For an embedded systems project, I need to solve a system of equations. However, my algebraic skills are limited, and I am not able to solve it.
This question consists of the following parts.
- The math
- Tried methods
- Context
The system
The system is as follows.
$x^2 + y^2 + z^2 = r^2$
$i/i_1 = (x-x_1)^2 + (y-y_1)^2 + (z-z_1)^2$
$i/i_2 = (x-x_2)^2 + (y-y_2)^2 + (z-z_2)^2$
$i/i_3 = (x-x_3)^2 + (y-y_3)^2 + (z-z_3)^2$
I want to solve this for $i$, $x$, $y$, and $z$, so I get four formulas. The other variables, $r$, $i_1$, $i_2$, $i_3$, $x_1$, $x_2$, $x_3$, $y_1$, $y_2$, $y_3$, $z_1$, $z_2$, and $z_3$ are known when the formulas are needed, but are not constant.
Is this possible, and if so, how do I it?
Tried methods
First, I seperated x, from the second equation, and substituted the result in the other equations.
$x = \sqrt{i/i_1 – (y-y_1)^2 – (z-z_1)^2} + x_1$
As you see, this gets ugly very fast, so I think this is not the right way to do it.
Another method I tried was subtracting the equations from each other, but this did not lead to anything useful.

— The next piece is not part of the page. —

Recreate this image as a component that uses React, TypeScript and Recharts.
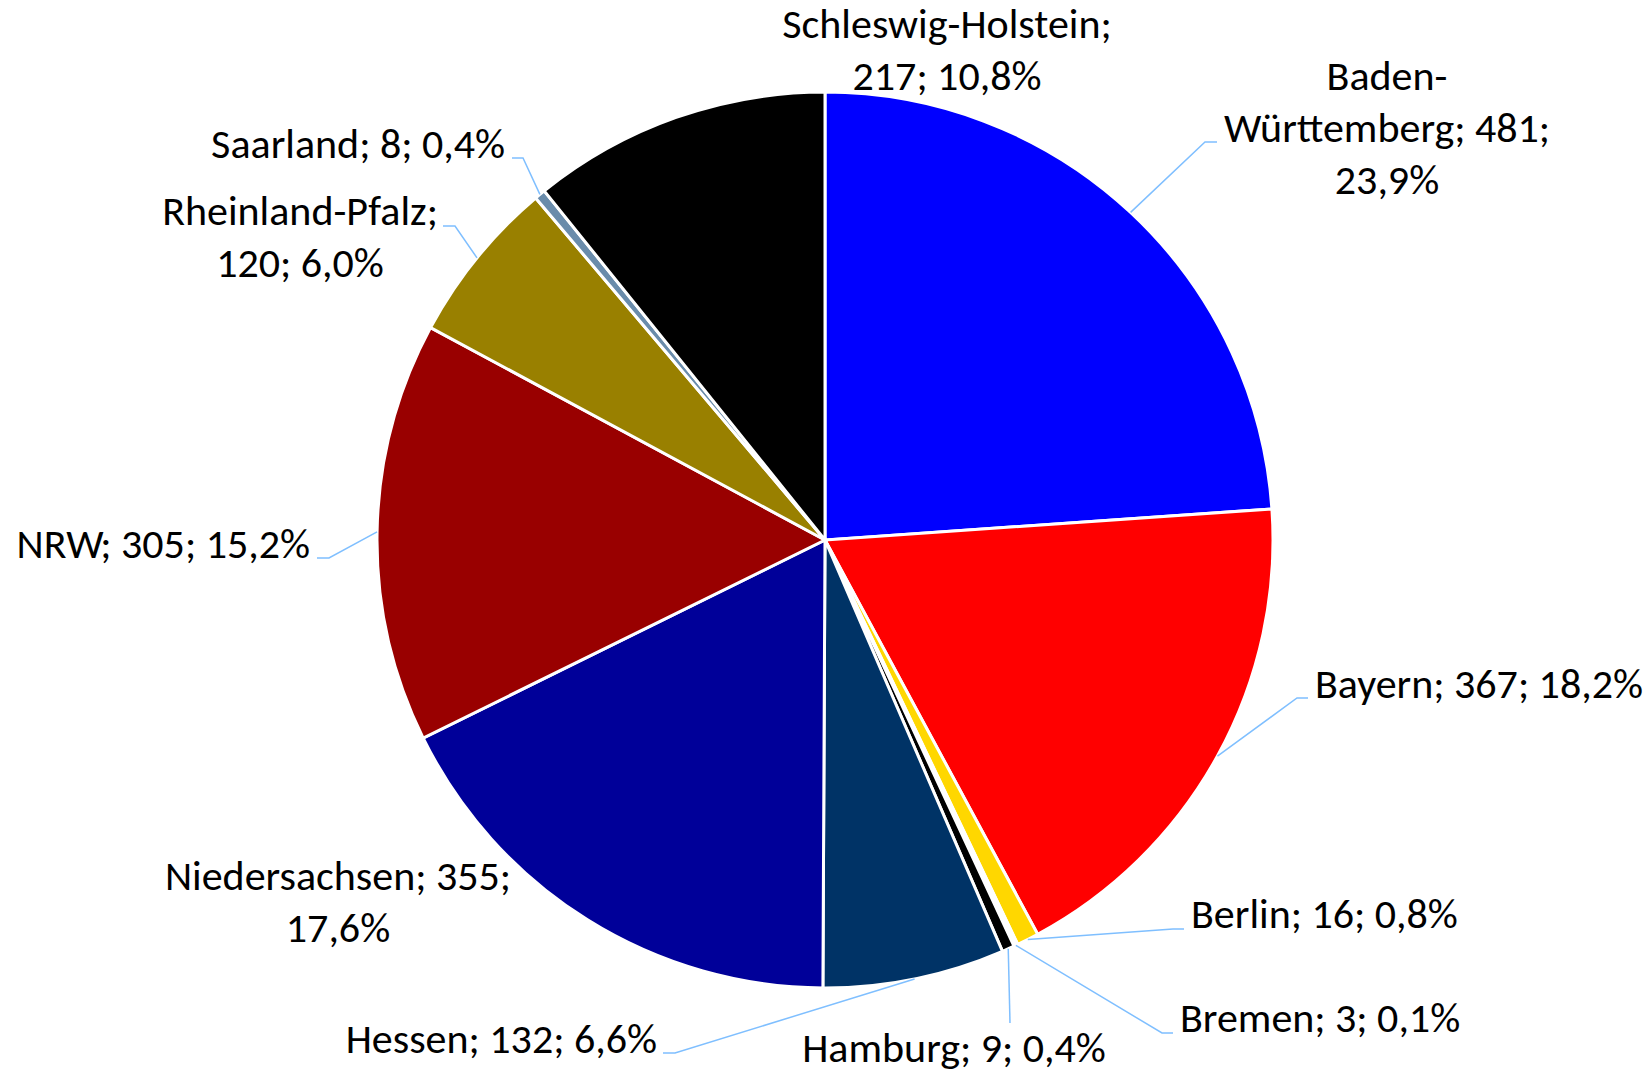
import { Cell, Pie, PieChart } from 'recharts';

const states = [
    'Baden-Württemberg', 'Bayern', 'Berlin', 'Bremen', 'Hamburg', 'Hessen',
    'Niedersachsen', 'NRW', 'Rheinland-Pfalz', 'Saarland', 'Schleswig-Holstein',
];
const counts = [481, 367, 16, 3, 9, 132, 355, 305, 120, 8, 217];
const colors = [
    '#0000FF', '#FF0000', '#FFD700', '#FFFFFF', '#000000', '#003366',
    '#000099', '#990000', '#998000', '#6A8CAB', '#000000',
];

const total = counts.reduce((a, b) => a + b, 0);
const data = states.map((name, i) => ({ name, value: counts[i] }));

// label placement, offsets from the pie centre (Excel labels were moved by hand)
// split: how the text "name; value; pct" is wrapped
const labelLayout: Record<string, any> = {
    'Baden-Württemberg': { x: 562, y: -450, anchor: 'middle', split: 'bw', elbow: [380, -398], end: [392, -398] },
    'Bayern': { x: 490, y: 158, anchor: 'start', split: 'one', elbow: [472, 158], end: [483, 158] },
    'Berlin': { x: 366, y: 388, anchor: 'start', split: 'one', elbow: [348, 389], end: [359, 389] },
    'Bremen': { x: 355, y: 492, anchor: 'start', split: 'one', elbow: [337, 493], end: [348, 493] },
    'Hamburg': { x: 129, y: 522, anchor: 'middle', split: 'one', elbow: [185, 483], end: [185, 483] },
    'Hessen': { x: -168, y: 513, anchor: 'end', split: 'one', elbow: [-150, 513], end: [-162, 513] },
    'Niedersachsen': { x: -487, y: 350, anchor: 'middle', split: 'pct' },
    'NRW': { x: -515, y: 18, anchor: 'end', split: 'one', elbow: [-496, 18], end: [-508, 18] },
    'Rheinland-Pfalz': { x: -525, y: -315, anchor: 'middle', split: 'name', elbow: [-370, -314], end: [-382, -314] },
    'Saarland': { x: -320, y: -382, anchor: 'end', split: 'one', elbow: [-302, -382], end: [-313, -382] },
    'Schleswig-Holstein': { x: 122, y: -502, anchor: 'middle', split: 'name' },
};

const RADIAN = Math.PI / 180;
const LINE_H = 52;

const fmtPct = (v: number) => ((v / total) * 100).toFixed(1).replace('.', ',') + '%';

const labelLines = (name: string, value: number, split: string) => {
    const pct = fmtPct(value);
    if (split === 'one') return [`${name}; ${value}; ${pct}`];
    if (split === 'pct') return [`${name}; ${value};`, pct];
    if (split === 'name') return [`${name};`, `${value}; ${pct}`];
    const [a, b] = name.split('-');
    return [`${a}-`, `${b}; ${value};`, pct];
};

const renderLabel = (props: any) => {
    const { cx, cy, midAngle, outerRadius, name, value } = props;
    const lay = labelLayout[name];
    if (!lay) return null;
    const sx = cx + outerRadius * Math.cos(-midAngle * RADIAN);
    const sy = cy + outerRadius * Math.sin(-midAngle * RADIAN);
    const lines = labelLines(name, value, lay.split);
    return (
        <g>
            {lay.elbow && (
                <polyline
                    points={`${sx},${sy} ${cx + lay.elbow[0]},${cy + lay.elbow[1]} ${cx + lay.end[0]},${cy + lay.end[1]}`}
                    fill="none"
                    stroke="#7FBFFF"
                    strokeWidth={1.5}
                />
            )}
            <text
                x={cx + lay.x}
                y={cy + lay.y}
                textAnchor={lay.anchor}
                fill="#000000"
                fontSize={42}
                fontFamily="Carlito, Calibri, 'Open Sans', sans-serif"
            >
                {lines.map((l, i) => (
                    <tspan key={i} x={cx + lay.x} dy={i === 0 ? 0 : LINE_H}>{l}</tspan>
                ))}
            </text>
        </g>
    );
};

export default function App() {
    return (
        <div style={{ position: 'absolute', left: 0, top: 0, background: '#ffffff' }}>
            <PieChart width={1651} height={1071} margin={{ top: 0, right: 0, bottom: 0, left: 0 }}>
                <Pie
                    data={data}
                    dataKey="value"
                    nameKey="name"
                    cx={825}
                    cy={540}
                    outerRadius={448}
                    startAngle={90}
                    endAngle={-270}
                    stroke="#FFFFFF"
                    strokeWidth={3}
                    label={renderLabel}
                    labelLine={false}
                    isAnimationActive={false}
                >
                    {data.map((d, i) => (
                        <Cell key={d.name} fill={colors[i]} />
                    ))}
                </Pie>
            </PieChart>
        </div>
    );
}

I gave everything to Wolframalpha, but it took too long, and required Wolframalpha pro to get more processing time, which I do not have.

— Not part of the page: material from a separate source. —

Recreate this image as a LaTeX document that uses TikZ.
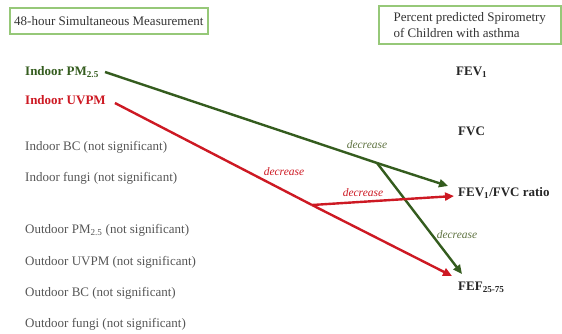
\documentclass[tikz,border=0pt]{standalone}
\usepackage{fontspec}
\setmainfont{Liberation Serif}
\usetikzlibrary{arrows.meta}
\definecolor{dgreen}{RGB}{52,92,30}
\definecolor{dred}{RGB}{205,25,35}
\definecolor{txtgray}{RGB}{85,85,85}
\definecolor{boxgreen}{RGB}{150,200,120}
\definecolor{lgreen}{RGB}{95,115,65}
\tikzset{
  lbl/.style={anchor=west, inner sep=0pt, font=\fontsize{13}{15}\selectfont},
  ns/.style={lbl, text=txtgray},
  outc/.style={lbl, font=\fontsize{13}{15}\selectfont\bfseries, text=black!85},
  hdr/.style={draw=boxgreen, line width=1.6pt, inner xsep=4pt, inner ysep=2pt, font=\fontsize{13}{16}\selectfont, text=black!80, align=left},
  garr/.style={draw=dgreen, line width=2.4pt, -{Triangle[length=9pt,width=8pt]}},
  rarr/.style={draw=dred, line width=2.4pt, -{Triangle[length=9pt,width=8pt]}},
  dec/.style={font=\fontsize{11.5}{13}\selectfont\itshape, inner sep=0pt}
}
\begin{document}
\begin{tikzpicture}[x=1pt,y=-1pt]
\useasboundingbox (0,0) rectangle (562,333);
% header boxes
\node[hdr, anchor=north west, minimum width=198pt, minimum height=26pt] (h1) at (9,7) {48-hour Simultaneous Measurement};
\node[hdr, anchor=north west, minimum width=182pt, minimum height=38pt] (h2) at (378,5) {Percent predicted Spirometry\\of Children with asthma};
% exposures
\node[lbl, font=\fontsize{13}{15}\selectfont\bfseries, text=dgreen] (pm) at (25,72) {Indoor PM\textsubscript{2.5}};
\node[lbl, font=\fontsize{13}{15}\selectfont\bfseries, text=dred] (uv) at (25,100) {Indoor UVPM};
\node[ns] (bc) at (25,147) {Indoor BC (not significant)};
\node[ns] (fu) at (25,178) {Indoor fungi (not significant)};
\node[ns] (opm) at (25,230) {Outdoor PM\textsubscript{2.5} (not significant)};
\node[ns] (ouv) at (25,262) {Outdoor UVPM (not significant)};
\node[ns] (obc) at (25,293) {Outdoor BC (not significant)};
\node[ns] (ofu) at (25,324) {Outdoor fungi (not significant)};
% outcomes
\node[outc] (fev) at (456,72) {FEV\textsubscript{1}};
\node[outc] (fvc) at (458,131) {FVC};
\node[outc] (ratio) at (458,193) {FEV\textsubscript{1}/FVC ratio};
\node[outc] (fef) at (458,287) {FEF\textsubscript{25-75}};
% branch points
\coordinate (gb) at (377,163);
\coordinate (rb) at (312,205);
\coordinate (gt1) at (448,186);
\coordinate (gt2) at (462,274);
\coordinate (rt1) at (454,196);
\coordinate (rt2) at (452,276);
% connectors
\draw[draw=dgreen, line width=2.4pt] (pm.east) ++(6,0) -- (gb);
\draw[garr] (gb) -- (gt1);
\draw[garr] (gb) -- (gt2);
\draw[draw=dred, line width=2.4pt] (uv.east) ++(9,3) -- (rb);
\draw[rarr] (rb) -- (rt1);
\draw[rarr] (rb) -- (rt2);
% labels
\node[dec, text=lgreen] (d1) at (367,145) {decrease};
\node[dec, text=dred] (d2) at (284,172) {decrease};
\node[dec, text=dred] (d3) at (363,193) {decrease};
\node[dec, text=lgreen] (d4) at (457,235) {decrease};
\end{tikzpicture}
\end{document}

My friends could not help me, or had no time, or are busy helping at the moment. Friends of friends did not very well. I guess facebook is not always the best option.

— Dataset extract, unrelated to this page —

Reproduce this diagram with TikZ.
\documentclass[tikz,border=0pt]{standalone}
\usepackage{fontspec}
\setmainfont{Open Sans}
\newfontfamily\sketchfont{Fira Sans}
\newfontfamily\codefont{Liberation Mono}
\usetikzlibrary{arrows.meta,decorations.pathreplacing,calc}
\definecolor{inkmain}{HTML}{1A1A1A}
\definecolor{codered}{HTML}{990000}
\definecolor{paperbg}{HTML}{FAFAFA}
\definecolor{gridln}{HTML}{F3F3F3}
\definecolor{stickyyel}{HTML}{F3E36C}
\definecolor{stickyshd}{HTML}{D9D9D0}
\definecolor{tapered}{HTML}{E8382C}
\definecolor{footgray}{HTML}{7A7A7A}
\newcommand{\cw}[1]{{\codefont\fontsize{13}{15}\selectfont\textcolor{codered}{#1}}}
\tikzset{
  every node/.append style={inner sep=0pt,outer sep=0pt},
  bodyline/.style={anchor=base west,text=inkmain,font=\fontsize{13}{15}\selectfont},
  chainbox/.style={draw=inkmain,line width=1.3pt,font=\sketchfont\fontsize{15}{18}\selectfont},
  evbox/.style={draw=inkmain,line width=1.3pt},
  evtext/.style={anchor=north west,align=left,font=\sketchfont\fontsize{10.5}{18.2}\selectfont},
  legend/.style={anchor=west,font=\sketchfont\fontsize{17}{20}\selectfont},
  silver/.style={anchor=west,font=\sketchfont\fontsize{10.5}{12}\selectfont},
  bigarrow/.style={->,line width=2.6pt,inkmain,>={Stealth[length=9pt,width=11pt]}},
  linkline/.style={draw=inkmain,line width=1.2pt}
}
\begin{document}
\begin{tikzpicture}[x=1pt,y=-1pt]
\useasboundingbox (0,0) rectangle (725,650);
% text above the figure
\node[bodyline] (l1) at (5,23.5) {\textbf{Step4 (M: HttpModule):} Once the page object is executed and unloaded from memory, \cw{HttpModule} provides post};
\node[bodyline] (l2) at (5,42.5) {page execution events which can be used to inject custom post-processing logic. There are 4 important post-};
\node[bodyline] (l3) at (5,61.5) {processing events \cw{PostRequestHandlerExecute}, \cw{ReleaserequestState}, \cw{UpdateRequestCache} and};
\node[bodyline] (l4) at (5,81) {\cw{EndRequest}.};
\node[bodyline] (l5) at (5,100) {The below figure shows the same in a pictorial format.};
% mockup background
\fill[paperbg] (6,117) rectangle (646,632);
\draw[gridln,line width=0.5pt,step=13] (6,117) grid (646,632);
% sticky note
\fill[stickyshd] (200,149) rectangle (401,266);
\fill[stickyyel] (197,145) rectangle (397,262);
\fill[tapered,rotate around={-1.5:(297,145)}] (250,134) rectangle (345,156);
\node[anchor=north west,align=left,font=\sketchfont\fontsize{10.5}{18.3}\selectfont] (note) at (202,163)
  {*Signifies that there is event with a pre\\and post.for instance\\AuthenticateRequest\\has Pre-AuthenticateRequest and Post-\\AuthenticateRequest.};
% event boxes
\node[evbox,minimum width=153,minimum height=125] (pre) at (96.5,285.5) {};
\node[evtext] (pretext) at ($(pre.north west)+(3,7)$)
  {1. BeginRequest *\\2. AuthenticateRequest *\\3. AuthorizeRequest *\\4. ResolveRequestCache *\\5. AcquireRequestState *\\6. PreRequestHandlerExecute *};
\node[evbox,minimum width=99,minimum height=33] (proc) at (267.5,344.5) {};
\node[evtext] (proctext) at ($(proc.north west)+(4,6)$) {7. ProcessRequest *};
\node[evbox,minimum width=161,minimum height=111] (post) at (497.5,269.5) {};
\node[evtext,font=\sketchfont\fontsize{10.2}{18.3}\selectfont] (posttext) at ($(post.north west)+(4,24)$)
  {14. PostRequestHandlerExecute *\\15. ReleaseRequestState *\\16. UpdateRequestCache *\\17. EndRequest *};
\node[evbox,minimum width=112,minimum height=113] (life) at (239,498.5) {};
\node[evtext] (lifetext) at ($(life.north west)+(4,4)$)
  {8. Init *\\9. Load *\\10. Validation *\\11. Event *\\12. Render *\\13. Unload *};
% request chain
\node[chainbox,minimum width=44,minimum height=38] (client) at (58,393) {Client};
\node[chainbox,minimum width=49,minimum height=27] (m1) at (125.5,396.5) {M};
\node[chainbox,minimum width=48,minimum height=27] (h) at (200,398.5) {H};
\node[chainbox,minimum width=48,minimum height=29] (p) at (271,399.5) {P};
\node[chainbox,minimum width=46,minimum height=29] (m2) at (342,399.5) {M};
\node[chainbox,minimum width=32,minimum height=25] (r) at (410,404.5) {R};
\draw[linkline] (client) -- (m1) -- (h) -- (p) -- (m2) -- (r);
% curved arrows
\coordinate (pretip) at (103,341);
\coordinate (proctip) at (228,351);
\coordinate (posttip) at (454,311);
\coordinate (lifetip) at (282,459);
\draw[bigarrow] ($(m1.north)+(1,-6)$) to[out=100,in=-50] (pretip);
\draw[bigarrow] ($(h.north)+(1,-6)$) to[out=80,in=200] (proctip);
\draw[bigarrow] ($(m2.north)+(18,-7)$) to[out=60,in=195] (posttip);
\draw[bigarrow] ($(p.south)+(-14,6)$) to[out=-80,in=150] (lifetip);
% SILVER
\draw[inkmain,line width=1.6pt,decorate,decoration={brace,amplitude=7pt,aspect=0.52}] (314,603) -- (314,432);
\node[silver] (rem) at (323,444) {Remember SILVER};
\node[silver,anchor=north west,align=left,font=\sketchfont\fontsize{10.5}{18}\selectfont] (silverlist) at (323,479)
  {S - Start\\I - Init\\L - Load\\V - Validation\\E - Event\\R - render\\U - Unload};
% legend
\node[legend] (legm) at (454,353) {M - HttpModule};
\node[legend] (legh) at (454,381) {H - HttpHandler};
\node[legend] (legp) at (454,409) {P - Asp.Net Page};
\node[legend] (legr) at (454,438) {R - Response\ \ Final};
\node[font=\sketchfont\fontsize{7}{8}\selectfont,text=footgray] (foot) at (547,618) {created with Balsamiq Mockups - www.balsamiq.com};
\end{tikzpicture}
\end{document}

I searched Stackexchange using solve system of quadratic equations, and I found some questions. However, these did not give my enough insight to solve my own problem.
Context
The project I am working on, is about locating an object in three dimensional space. I do this by connecting three LDRs, which react to light, to an Arduino microcontroller. This controller is then connected to my computer, where I do the actual calculations, and simulate everything in a 3D scene. When I take my flashlight and shine light, I use the values from the LDRs, together with the assumption that the flashlight is at a fixed distance from the center of the LDRs, to approximate the location of the flashlight.
Best Answer
Yes, it is doable. Recall your first equation,
$$x^2+y^2+z^2 = r^2$$
More generally, define,
$$x_k^2+y_k^2+z_k^2 = s_k$$
Expand your first $i$ equation,
$$\begin{aligned} i/i_1\;&= (x-x_1)^2+(y-y_1)^2+(z-z_1)^2\\ &=\color{brown}{(x^2+y^2+z^2)}+\color{brown}{(x_1^2+y_1^2+z_1^2)}-2x_1 x-2y_1 y-2z_1 z\\ &=\color{brown}{r^2}+\color{brown}{s_1}-2x_1 x-2y_1 y-2z_1 z \end{aligned}$$
In short, expanding your three $i$ equations, you will get a system only linear in $x,y,z$,
$$i/i_1 = r^2+s_1-2x_1\,\color{blue}x-2y_1\,\color{blue}y-2z_1\,\color{blue}z\tag1$$
$$i/i_2 = r^2+s_2-2x_2\,\color{blue}x-2y_2\,\color{blue}y-2z_2\,\color{blue}z\tag2$$
$$i/i_3 = r^2+s_3-2x_3\,\color{blue}x-2y_3\,\color{blue}y-2z_3\,\color{blue}z\tag3$$
I'm sure you know how to solve for $x,y,z$ in those three. After doing so, substitute the expressions into,
$$x^2+y^2+z^2 = r^2\tag4$$
and you will end up with a quadratic in your last unknown $i$ expressed solely in the arbitrary values $r,\, i_k,\, x_k,\, y_k,\, z_k$.